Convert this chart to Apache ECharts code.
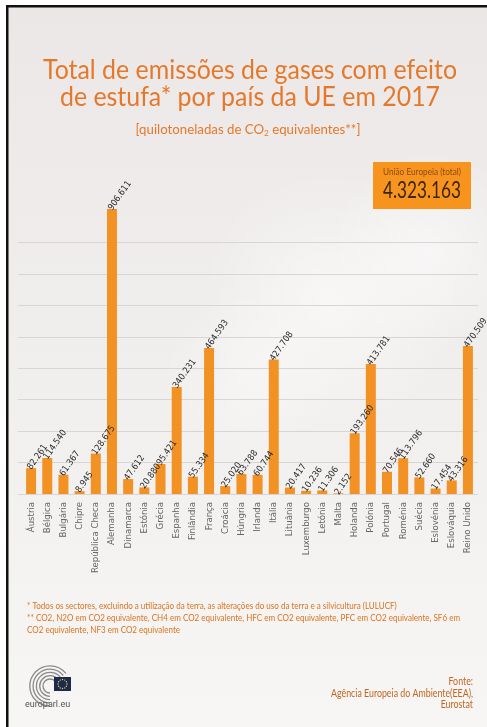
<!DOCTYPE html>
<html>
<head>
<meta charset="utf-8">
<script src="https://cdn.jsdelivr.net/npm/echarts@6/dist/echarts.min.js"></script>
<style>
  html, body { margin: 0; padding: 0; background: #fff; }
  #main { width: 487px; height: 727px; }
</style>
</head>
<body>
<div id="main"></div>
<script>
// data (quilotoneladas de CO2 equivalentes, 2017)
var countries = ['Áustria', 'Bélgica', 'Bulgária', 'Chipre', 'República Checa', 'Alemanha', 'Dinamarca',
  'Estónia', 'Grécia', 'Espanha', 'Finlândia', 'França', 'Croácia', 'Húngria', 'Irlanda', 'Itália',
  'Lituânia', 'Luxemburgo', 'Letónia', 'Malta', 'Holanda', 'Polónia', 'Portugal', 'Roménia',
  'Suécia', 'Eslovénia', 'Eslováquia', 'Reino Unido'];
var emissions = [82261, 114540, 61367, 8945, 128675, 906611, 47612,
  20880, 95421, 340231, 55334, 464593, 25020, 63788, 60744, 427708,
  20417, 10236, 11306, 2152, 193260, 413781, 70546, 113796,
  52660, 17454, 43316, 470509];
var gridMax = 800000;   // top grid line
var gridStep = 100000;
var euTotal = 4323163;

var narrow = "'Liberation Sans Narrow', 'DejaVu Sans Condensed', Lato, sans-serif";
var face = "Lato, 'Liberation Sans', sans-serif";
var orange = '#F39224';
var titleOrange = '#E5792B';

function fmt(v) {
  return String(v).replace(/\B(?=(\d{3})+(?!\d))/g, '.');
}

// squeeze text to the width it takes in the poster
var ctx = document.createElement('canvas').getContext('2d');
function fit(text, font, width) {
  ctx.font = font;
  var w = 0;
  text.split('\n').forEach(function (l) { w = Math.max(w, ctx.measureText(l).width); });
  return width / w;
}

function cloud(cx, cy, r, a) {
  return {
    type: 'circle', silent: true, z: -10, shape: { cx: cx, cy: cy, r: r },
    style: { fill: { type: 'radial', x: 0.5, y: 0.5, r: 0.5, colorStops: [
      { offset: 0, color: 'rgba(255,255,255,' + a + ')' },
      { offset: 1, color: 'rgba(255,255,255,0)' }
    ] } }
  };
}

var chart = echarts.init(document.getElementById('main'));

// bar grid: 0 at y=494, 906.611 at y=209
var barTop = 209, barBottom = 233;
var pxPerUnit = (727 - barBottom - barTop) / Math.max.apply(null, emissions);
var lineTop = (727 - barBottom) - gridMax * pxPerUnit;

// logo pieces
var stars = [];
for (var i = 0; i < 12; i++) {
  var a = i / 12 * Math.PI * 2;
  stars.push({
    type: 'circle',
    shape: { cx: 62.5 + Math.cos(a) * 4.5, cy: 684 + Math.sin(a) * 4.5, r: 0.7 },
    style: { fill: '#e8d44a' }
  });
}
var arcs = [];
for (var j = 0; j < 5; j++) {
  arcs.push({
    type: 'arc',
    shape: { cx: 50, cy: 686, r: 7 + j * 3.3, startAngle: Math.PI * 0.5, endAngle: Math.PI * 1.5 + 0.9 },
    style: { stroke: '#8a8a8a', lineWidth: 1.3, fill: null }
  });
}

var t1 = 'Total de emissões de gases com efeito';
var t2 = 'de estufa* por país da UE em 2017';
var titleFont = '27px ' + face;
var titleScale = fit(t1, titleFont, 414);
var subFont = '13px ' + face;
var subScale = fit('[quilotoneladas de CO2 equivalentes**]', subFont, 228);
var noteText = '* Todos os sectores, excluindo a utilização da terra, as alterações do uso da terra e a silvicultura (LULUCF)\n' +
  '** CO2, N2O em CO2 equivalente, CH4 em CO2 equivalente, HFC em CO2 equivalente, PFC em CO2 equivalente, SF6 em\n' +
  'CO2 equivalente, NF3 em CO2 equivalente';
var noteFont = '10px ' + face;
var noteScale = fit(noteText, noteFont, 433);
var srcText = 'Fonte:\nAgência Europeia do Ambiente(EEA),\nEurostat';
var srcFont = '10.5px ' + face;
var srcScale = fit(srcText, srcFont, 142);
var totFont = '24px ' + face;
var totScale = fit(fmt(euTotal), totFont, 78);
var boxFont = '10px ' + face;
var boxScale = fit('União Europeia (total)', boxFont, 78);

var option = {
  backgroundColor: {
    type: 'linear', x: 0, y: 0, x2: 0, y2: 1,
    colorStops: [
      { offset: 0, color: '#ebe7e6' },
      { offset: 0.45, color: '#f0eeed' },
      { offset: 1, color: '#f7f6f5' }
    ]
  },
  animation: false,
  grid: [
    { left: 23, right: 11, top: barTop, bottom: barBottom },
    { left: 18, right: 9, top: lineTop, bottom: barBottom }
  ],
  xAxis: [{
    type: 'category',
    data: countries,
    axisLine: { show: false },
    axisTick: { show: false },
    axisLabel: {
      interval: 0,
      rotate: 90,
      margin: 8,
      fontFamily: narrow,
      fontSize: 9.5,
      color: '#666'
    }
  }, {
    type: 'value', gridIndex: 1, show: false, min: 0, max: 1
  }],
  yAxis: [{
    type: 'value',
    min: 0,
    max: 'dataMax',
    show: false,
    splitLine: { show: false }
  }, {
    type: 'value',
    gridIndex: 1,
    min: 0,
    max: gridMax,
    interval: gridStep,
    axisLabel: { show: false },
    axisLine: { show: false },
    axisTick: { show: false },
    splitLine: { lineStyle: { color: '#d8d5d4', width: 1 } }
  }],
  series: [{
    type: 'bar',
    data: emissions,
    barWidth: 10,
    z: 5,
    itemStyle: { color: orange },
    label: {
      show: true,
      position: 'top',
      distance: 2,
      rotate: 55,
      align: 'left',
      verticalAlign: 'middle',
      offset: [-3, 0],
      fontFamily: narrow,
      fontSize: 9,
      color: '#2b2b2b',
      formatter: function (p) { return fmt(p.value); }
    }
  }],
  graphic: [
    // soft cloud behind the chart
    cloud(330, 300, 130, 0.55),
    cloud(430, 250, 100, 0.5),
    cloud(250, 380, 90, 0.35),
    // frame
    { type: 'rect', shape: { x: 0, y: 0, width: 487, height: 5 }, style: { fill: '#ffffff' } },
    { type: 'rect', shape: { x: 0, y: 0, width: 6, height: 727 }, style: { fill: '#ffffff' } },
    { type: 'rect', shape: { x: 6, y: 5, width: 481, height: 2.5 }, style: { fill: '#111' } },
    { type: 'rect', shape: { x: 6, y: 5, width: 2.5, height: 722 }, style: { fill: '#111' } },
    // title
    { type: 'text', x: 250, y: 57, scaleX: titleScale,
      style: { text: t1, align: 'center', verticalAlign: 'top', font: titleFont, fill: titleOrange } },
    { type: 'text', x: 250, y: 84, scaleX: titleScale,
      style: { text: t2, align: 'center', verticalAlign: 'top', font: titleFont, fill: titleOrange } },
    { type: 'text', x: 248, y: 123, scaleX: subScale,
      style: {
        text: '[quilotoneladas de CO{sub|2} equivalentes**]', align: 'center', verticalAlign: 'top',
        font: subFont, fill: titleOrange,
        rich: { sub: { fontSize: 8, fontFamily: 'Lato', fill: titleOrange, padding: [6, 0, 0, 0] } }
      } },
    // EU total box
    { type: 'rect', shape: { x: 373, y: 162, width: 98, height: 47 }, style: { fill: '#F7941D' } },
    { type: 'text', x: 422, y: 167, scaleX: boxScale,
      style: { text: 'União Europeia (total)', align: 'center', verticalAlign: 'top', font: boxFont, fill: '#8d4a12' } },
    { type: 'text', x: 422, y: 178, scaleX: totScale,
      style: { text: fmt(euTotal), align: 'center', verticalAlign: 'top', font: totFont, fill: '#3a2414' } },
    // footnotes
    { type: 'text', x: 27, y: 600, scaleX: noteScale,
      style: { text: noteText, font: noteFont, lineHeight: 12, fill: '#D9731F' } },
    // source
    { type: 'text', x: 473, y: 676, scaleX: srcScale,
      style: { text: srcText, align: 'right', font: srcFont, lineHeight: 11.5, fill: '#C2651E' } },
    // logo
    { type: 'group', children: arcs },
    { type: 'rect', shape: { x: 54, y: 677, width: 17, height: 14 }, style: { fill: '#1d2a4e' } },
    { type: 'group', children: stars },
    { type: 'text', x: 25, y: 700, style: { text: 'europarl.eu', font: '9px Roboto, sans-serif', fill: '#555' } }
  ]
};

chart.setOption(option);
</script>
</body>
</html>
_____
● **YOUR INSTRUCTIONS**: Write out again, exactly, the lines from the start of the listing up to the line containing "var euTotal = 4323163;", with both ends and without pictures.

● **ANSWER TO THE PROBLEM**:
Convert this chart to Apache ECharts code.
<!DOCTYPE html>
<html>
<head>
<meta charset="utf-8">
<script src="https://cdn.jsdelivr.net/npm/echarts@6/dist/echarts.min.js"></script>
<style>
  html, body { margin: 0; padding: 0; background: #fff; }
  #main { width: 487px; height: 727px; }
</style>
</head>
<body>
<div id="main"></div>
<script>
// data (quilotoneladas de CO2 equivalentes, 2017)
var countries = ['Áustria', 'Bélgica', 'Bulgária', 'Chipre', 'República Checa', 'Alemanha', 'Dinamarca',
  'Estónia', 'Grécia', 'Espanha', 'Finlândia', 'França', 'Croácia', 'Húngria', 'Irlanda', 'Itália',
  'Lituânia', 'Luxemburgo', 'Letónia', 'Malta', 'Holanda', 'Polónia', 'Portugal', 'Roménia',
  'Suécia', 'Eslovénia', 'Eslováquia', 'Reino Unido'];
var emissions = [82261, 114540, 61367, 8945, 128675, 906611, 47612,
  20880, 95421, 340231, 55334, 464593, 25020, 63788, 60744, 427708,
  20417, 10236, 11306, 2152, 193260, 413781, 70546, 113796,
  52660, 17454, 43316, 470509];
var gridMax = 800000;   // top grid line
var gridStep = 100000;
var euTotal = 4323163;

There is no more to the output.